**Dataset content:**
==================================================

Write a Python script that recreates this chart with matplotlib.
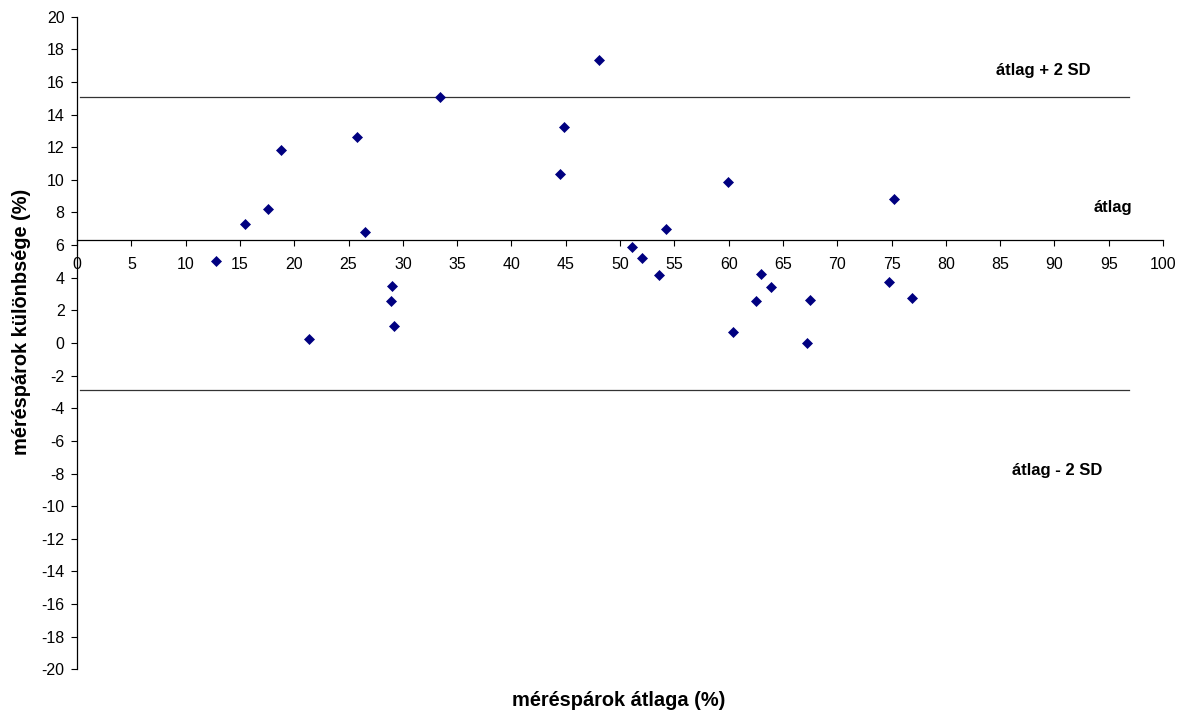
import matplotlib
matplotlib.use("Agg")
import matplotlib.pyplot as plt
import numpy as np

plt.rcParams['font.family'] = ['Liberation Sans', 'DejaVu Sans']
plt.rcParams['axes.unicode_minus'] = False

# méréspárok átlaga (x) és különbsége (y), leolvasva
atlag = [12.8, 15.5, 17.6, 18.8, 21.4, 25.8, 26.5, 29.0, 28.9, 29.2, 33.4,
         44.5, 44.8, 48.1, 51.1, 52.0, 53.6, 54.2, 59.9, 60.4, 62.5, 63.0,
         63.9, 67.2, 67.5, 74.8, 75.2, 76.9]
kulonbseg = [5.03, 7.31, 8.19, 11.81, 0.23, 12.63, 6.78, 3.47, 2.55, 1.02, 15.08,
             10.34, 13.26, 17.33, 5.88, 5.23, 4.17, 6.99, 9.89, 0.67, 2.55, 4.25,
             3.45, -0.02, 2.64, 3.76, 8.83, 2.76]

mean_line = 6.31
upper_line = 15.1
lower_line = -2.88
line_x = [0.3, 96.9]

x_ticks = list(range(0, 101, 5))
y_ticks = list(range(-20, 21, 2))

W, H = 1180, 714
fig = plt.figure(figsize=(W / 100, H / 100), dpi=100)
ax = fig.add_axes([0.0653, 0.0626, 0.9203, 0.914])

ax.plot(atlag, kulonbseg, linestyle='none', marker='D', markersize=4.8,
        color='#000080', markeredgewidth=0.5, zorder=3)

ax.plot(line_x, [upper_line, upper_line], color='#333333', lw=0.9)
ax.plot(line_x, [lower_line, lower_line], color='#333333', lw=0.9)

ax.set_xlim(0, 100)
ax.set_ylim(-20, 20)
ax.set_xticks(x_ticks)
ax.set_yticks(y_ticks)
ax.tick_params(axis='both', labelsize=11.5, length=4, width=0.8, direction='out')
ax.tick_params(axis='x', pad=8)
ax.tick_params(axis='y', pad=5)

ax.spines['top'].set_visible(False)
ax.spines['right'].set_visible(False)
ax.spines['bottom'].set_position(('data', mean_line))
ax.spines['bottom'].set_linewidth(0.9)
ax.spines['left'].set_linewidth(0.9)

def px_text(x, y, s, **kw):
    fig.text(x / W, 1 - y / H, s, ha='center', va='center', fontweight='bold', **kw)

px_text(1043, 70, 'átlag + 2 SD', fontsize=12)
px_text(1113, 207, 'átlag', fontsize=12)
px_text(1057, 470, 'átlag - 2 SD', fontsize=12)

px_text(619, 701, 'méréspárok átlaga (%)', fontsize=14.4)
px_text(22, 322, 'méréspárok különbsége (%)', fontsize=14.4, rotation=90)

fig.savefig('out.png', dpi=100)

==================================================

**Task requirements:** Skip the pictures, then retype every line above exactly.

**Response below:**
Write a Python script that recreates this chart with matplotlib.
import matplotlib
matplotlib.use("Agg")
import matplotlib.pyplot as plt
import numpy as np

plt.rcParams['font.family'] = ['Liberation Sans', 'DejaVu Sans']
plt.rcParams['axes.unicode_minus'] = False

# méréspárok átlaga (x) és különbsége (y), leolvasva
atlag = [12.8, 15.5, 17.6, 18.8, 21.4, 25.8, 26.5, 29.0, 28.9, 29.2, 33.4,
         44.5, 44.8, 48.1, 51.1, 52.0, 53.6, 54.2, 59.9, 60.4, 62.5, 63.0,
         63.9, 67.2, 67.5, 74.8, 75.2, 76.9]
kulonbseg = [5.03, 7.31, 8.19, 11.81, 0.23, 12.63, 6.78, 3.47, 2.55, 1.02, 15.08,
             10.34, 13.26, 17.33, 5.88, 5.23, 4.17, 6.99, 9.89, 0.67, 2.55, 4.25,
             3.45, -0.02, 2.64, 3.76, 8.83, 2.76]

mean_line = 6.31
upper_line = 15.1
lower_line = -2.88
line_x = [0.3, 96.9]

x_ticks = list(range(0, 101, 5))
y_ticks = list(range(-20, 21, 2))

W, H = 1180, 714
fig = plt.figure(figsize=(W / 100, H / 100), dpi=100)
ax = fig.add_axes([0.0653, 0.0626, 0.9203, 0.914])

ax.plot(atlag, kulonbseg, linestyle='none', marker='D', markersize=4.8,
        color='#000080', markeredgewidth=0.5, zorder=3)

ax.plot(line_x, [upper_line, upper_line], color='#333333', lw=0.9)
ax.plot(line_x, [lower_line, lower_line], color='#333333', lw=0.9)

ax.set_xlim(0, 100)
ax.set_ylim(-20, 20)
ax.set_xticks(x_ticks)
ax.set_yticks(y_ticks)
ax.tick_params(axis='both', labelsize=11.5, length=4, width=0.8, direction='out')
ax.tick_params(axis='x', pad=8)
ax.tick_params(axis='y', pad=5)

ax.spines['top'].set_visible(False)
ax.spines['right'].set_visible(False)
ax.spines['bottom'].set_position(('data', mean_line))
ax.spines['bottom'].set_linewidth(0.9)
ax.spines['left'].set_linewidth(0.9)

def px_text(x, y, s, **kw):
    fig.text(x / W, 1 - y / H, s, ha='center', va='center', fontweight='bold', **kw)

px_text(1043, 70, 'átlag + 2 SD', fontsize=12)
px_text(1113, 207, 'átlag', fontsize=12)
px_text(1057, 470, 'átlag - 2 SD', fontsize=12)

px_text(619, 701, 'méréspárok átlaga (%)', fontsize=14.4)
px_text(22, 322, 'méréspárok különbsége (%)', fontsize=14.4, rotation=90)

fig.savefig('out.png', dpi=100)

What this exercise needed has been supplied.